### TASK PROMPT
Collect every line that includes the string "drawn".

### SOURCE MATERIAL
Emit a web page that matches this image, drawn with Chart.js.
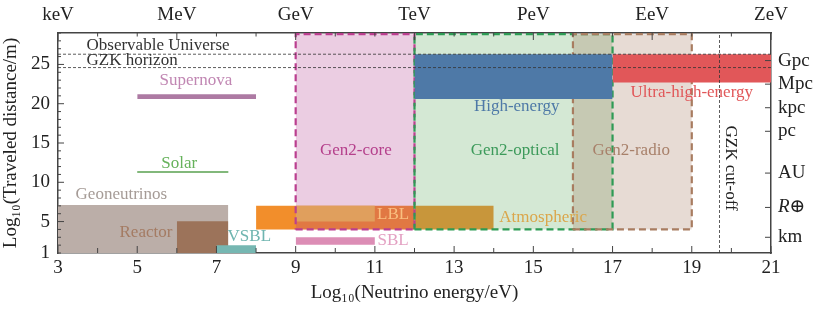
<!DOCTYPE html>
<html>
<head>
<meta charset="utf-8">
<script src="https://cdn.jsdelivr.net/npm/chart.js@4"></script>
<style>
  html, body { margin: 0; padding: 0; background: #fff; }
  #wrap { width: 822px; height: 311px; }
</style>
</head>
<body>
<div id="wrap"><canvas id="reach"></canvas></div>
<script>
// --- data (log10 energy in eV, log10 distance in m) ---
const energyMin = 3, energyMax = 21;
const distMin = 1, distMax = 29;

const topTickValues = [3, 6, 9, 12, 15, 18, 21];
const topTickLabels = ['keV', 'MeV', 'GeV', 'TeV', 'PeV', 'EeV', 'ZeV'];
const leftTickLabels = [1, 5, 10, 15, 20, 25];
const rightTickValues = [25.49, 22.49, 19.49, 16.49, 11.17, 6.80, 3.0];
const rightTickLabels = ['Gpc', 'Mpc', 'kpc', 'pc', 'AU', 'R⊕', 'km'];

// sources drawn below the Gen2 footprints
const sourceNames = ['Geoneutrinos', 'Reactor', 'VSBL', 'LBL', 'Atmospheric-low', 'Atmospheric', 'SBL', 'Supernova'];
const sourceEmin  = [3,    6,    7,   8,  9,  12, 9,    5];
const sourceEmax  = [7.3,  7.3,  8,   12, 11, 14, 11,   8];
const sourceDmin  = [1,    1,    1,   4,  5,  4,  2.05, 20.6];
const sourceDmax  = [7.1,  5.05, 2.0, 7,  7,  7,  3.0,  21.2];

// Gen2 footprints (dashed boxes)
const gen2Names = ['Gen2-core', 'Gen2-optical', 'Gen2-radio'];
const gen2Emin  = [9, 12, 16];
const gen2Emax  = [12, 17, 19];
const gen2Dmin  = [4, 4, 4];
const gen2Dmax  = [28.85, 28.85, 28.85];

// cosmic fluxes drawn on top
const cosmicNames = ['High-energy', 'Ultra-high-energy'];
const cosmicEmin  = [12, 17];
const cosmicEmax  = [17, 21];
const cosmicDmin  = [20.6, 22.7];
const cosmicDmax  = [26.3, 26.3];

const solarE = [5, 7.3];
const solarD = 11.3;
const observableUniverse = 26.3;
const gzkHorizon = 24.6;
const gzkCutoff = 19.7;

// --- styles ---
const fillColors = {
  'Geoneutrinos': '#bbaea8', 'Reactor': '#9c735a', 'VSBL': '#76b7b2', 'LBL': '#f28e2b',
  'Atmospheric-low': '#f0c24e', 'Atmospheric': '#f0973c', 'SBL': '#dc8db5', 'Supernova': '#ad7aa3',
  'Gen2-core': 'rgba(176,57,138,0.25)', 'Gen2-optical': 'rgba(60,150,60,0.22)', 'Gen2-radio': 'rgba(150,100,70,0.23)',
  'High-energy': '#4e79a7', 'Ultra-high-energy': '#e15759'
};
const edgeColors = { 'Gen2-core': '#bb3f8f', 'Gen2-optical': '#2e9b55', 'Gen2-radio': '#a87c60' };
const FONT = "'Liberation Serif', 'DejaVu Serif', serif";
const INK = '#222';

const labels = [
  { text: 'Observable Universe', x: 3.72, y: 27.35, color: '#333', align: 'left' },
  { text: 'GZK horizon', x: 3.72, y: 25.45, color: '#333', align: 'left' },
  { text: 'Supernova', x: 6.48, y: 22.9, color: '#c187b3' },
  { text: 'Solar', x: 6.06, y: 12.45, color: '#66b25b' },
  { text: 'Geoneutrinos', x: 4.6, y: 8.4, color: '#a59b96' },
  { text: 'Reactor', x: 5.22, y: 3.6, color: '#a47b63' },
  { text: 'VSBL', x: 7.83, y: 3.1, color: '#6fb5b0' },
  { text: 'LBL', x: 11.46, y: 5.85, color: '#f9bf80' },
  { text: 'SBL', x: 11.46, y: 2.55, color: '#e3a0c2' },
  { text: 'Atmospheric', x: 15.25, y: 5.55, color: '#dba64b' },
  { text: 'Gen2-core', x: 10.52, y: 14.0, color: '#b5408c' },
  { text: 'High-energy', x: 14.58, y: 19.6, color: '#4e79a7' },
  { text: 'Gen2-optical', x: 14.54, y: 14.0, color: '#3c9a5a' },
  { text: 'Gen2-radio', x: 17.47, y: 14.0, color: '#a8806a' },
  { text: 'Ultra-high-energy', x: 19.0, y: 21.4, color: '#e15759' },
  { text: 'GZK cut-off', x: 19.97, y: 11.8, color: '#222', rotate: true }
];

function filledBox(name, e0, e1, d0, d1) {
  return {
    label: name,
    data: [{ x: e0, y: d1 }, { x: e1, y: d1 }],
    borderWidth: 0, pointRadius: 0, tension: 0,
    backgroundColor: fillColors[name],
    fill: { value: d0 }
  };
}
function dashedEdge(name, e0, e1, d0, d1) {
  return {
    label: name + ' edge',
    data: [{ x: e0, y: d0 }, { x: e1, y: d0 }, { x: e1, y: d1 }, { x: e0, y: d1 }, { x: e0, y: d0 }],
    borderColor: edgeColors[name], borderWidth: 2.2, borderDash: [7, 4],
    pointRadius: 0, fill: false, tension: 0
  };
}
function refLine(name, pts) {
  return {
    label: name, data: pts, borderColor: '#333', borderWidth: 0.8, borderDash: [3, 2],
    pointRadius: 0, fill: false, tension: 0
  };
}

const layers = [];
sourceNames.forEach((n, i) => layers.push(filledBox(n, sourceEmin[i], sourceEmax[i], sourceDmin[i], sourceDmax[i])));
layers.push({
  label: 'Solar', data: [{ x: solarE[0], y: solarD }, { x: solarE[1], y: solarD }],
  borderColor: '#59a14f', borderWidth: 1.5, pointRadius: 0, fill: false
});
gen2Names.forEach((n, i) => layers.push(filledBox(n, gen2Emin[i], gen2Emax[i], gen2Dmin[i], gen2Dmax[i])));
gen2Names.forEach((n, i) => layers.push(dashedEdge(n, gen2Emin[i], gen2Emax[i], gen2Dmin[i], gen2Dmax[i])));
cosmicNames.forEach((n, i) => layers.push(filledBox(n, cosmicEmin[i], cosmicEmax[i], cosmicDmin[i], cosmicDmax[i])));
layers.push(refLine('Observable Universe', [{ x: energyMin, y: observableUniverse }, { x: energyMax, y: observableUniverse }]));
layers.push(refLine('GZK horizon', [{ x: energyMin, y: gzkHorizon }, { x: energyMax, y: gzkHorizon }]));
layers.push(refLine('GZK cut-off', [{ x: gzkCutoff, y: distMin }, { x: gzkCutoff, y: distMax }]));
// first pushed = bottom layer
layers.forEach((ds, i) => { ds.order = layers.length - i; });

const textLabels = {
  id: 'textLabels',
  afterDatasetsDraw(chart) {
    const { ctx, scales } = chart;
    ctx.save();
    ctx.font = '17px ' + FONT;
    ctx.textBaseline = 'middle';
    labels.forEach(l => {
      const px = scales.x.getPixelForValue(l.x);
      const py = scales.y.getPixelForValue(l.y);
      ctx.fillStyle = l.color;
      if (l.rotate) {
        ctx.save();
        ctx.translate(px, py);
        ctx.rotate(Math.PI / 2);
        ctx.textAlign = 'center';
        ctx.fillText(l.text, 0, 0);
        ctx.restore();
      } else {
        ctx.textAlign = l.align || 'center';
        ctx.fillText(l.text, px, py);
      }
    });
    ctx.restore();
  }
};

// matplotlib-style ticks pointing into the plot
const inwardTicks = {
  id: 'inwardTicks',
  afterDraw(chart) {
    const { ctx, chartArea: a, scales } = chart;
    ctx.save();
    ctx.strokeStyle = '#444';
    ctx.lineWidth = 1;
    const tick = (x0, y0, x1, y1) => { ctx.beginPath(); ctx.moveTo(x0, y0); ctx.lineTo(x1, y1); ctx.stroke(); };
    scales.x.ticks.forEach(t => {
      const p = scales.x.getPixelForValue(t.value);
      tick(p, a.bottom, p, a.bottom - (t.value % 2 === 1 ? 7 : 5));
    });
    scales.x2.ticks.forEach(t => {
      const p = scales.x2.getPixelForValue(t.value);
      tick(p, a.top, p, a.top + (t.value % 3 === 0 ? 7 : 3.5));
    });
    scales.y.ticks.forEach(t => {
      const p = scales.y.getPixelForValue(t.value);
      tick(a.left, p, a.left + (t.value % 5 === 0 ? 6 : 3), p);
    });
    scales.y2.ticks.forEach(t => {
      const p = scales.y2.getPixelForValue(t.value);
      tick(a.right, p, a.right - 6, p);
    });
    ctx.restore();
  }
};

const axisBorder = { display: true, color: '#444', width: 1.5 };
const tickFont = { family: FONT, size: 19 };

new Chart(document.getElementById('reach'), {
  type: 'line',
  data: { datasets: layers },
  options: {
    responsive: true,
    maintainAspectRatio: false,
    animation: false,
    layout: { padding: 0 },
    plugins: { legend: { display: false }, tooltip: { enabled: false } },
    scales: {
      x: {
        type: 'linear', position: 'bottom', min: energyMin, max: energyMax,
        ticks: { stepSize: 1, autoSkip: false, maxRotation: 0, color: INK, font: tickFont, padding: 4,
                 callback: v => (v % 2 === 1 ? String(v) : '') },
        grid: { drawOnChartArea: false, drawTicks: false },
        border: axisBorder,
        title: { display: true, text: 'Log₁₀(Neutrino energy/eV)', color: INK, font: tickFont, padding: { top: 0, bottom: 7 } },
        afterFit: s => { s.height = 58; }
      },
      x2: {
        type: 'linear', position: 'top', min: energyMin, max: energyMax,
        ticks: { stepSize: 1, autoSkip: false, maxRotation: 0, color: INK, font: tickFont, padding: 7,
                 callback: v => { const i = topTickValues.indexOf(v); return i >= 0 ? topTickLabels[i] : ''; } },
        grid: { drawOnChartArea: false, drawTicks: false },
        border: axisBorder,
        afterFit: s => { s.height = 33; }
      },
      y: {
        type: 'linear', position: 'left', min: distMin, max: distMax,
        ticks: { stepSize: 1, autoSkip: false, color: INK, font: tickFont, padding: 8,
                 callback: v => (leftTickLabels.includes(v) ? String(v) : '') },
        grid: { drawOnChartArea: false, drawTicks: false },
        border: axisBorder,
        title: { display: true, text: 'Log₁₀(Traveled distance/m)', color: INK, font: tickFont, padding: { top: 0, bottom: 0 } },
        afterFit: s => { s.width = 58; }
      },
      y2: {
        type: 'linear', position: 'right', min: distMin, max: distMax,
        afterBuildTicks: s => { s.ticks = rightTickValues.map(v => ({ value: v })); },
        ticks: { autoSkip: false, color: INK, padding: 7,
                 font: c => ({ family: FONT, size: 19, style: c.tick && c.tick.value === 6.80 ? 'italic' : 'normal' }),
                 callback: v => rightTickLabels[rightTickValues.indexOf(v)] },
        grid: { drawOnChartArea: false, drawTicks: false },
        border: axisBorder,
        afterFit: s => { s.width = 51; }
      }
    }
  },
  plugins: [textLabels, inwardTicks]
});
</script>
</body>
</html>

### RIGHT ANSWER
Emit a web page that matches this image, drawn with Chart.js.
// sources drawn below the Gen2 footprints
// cosmic fluxes drawn on top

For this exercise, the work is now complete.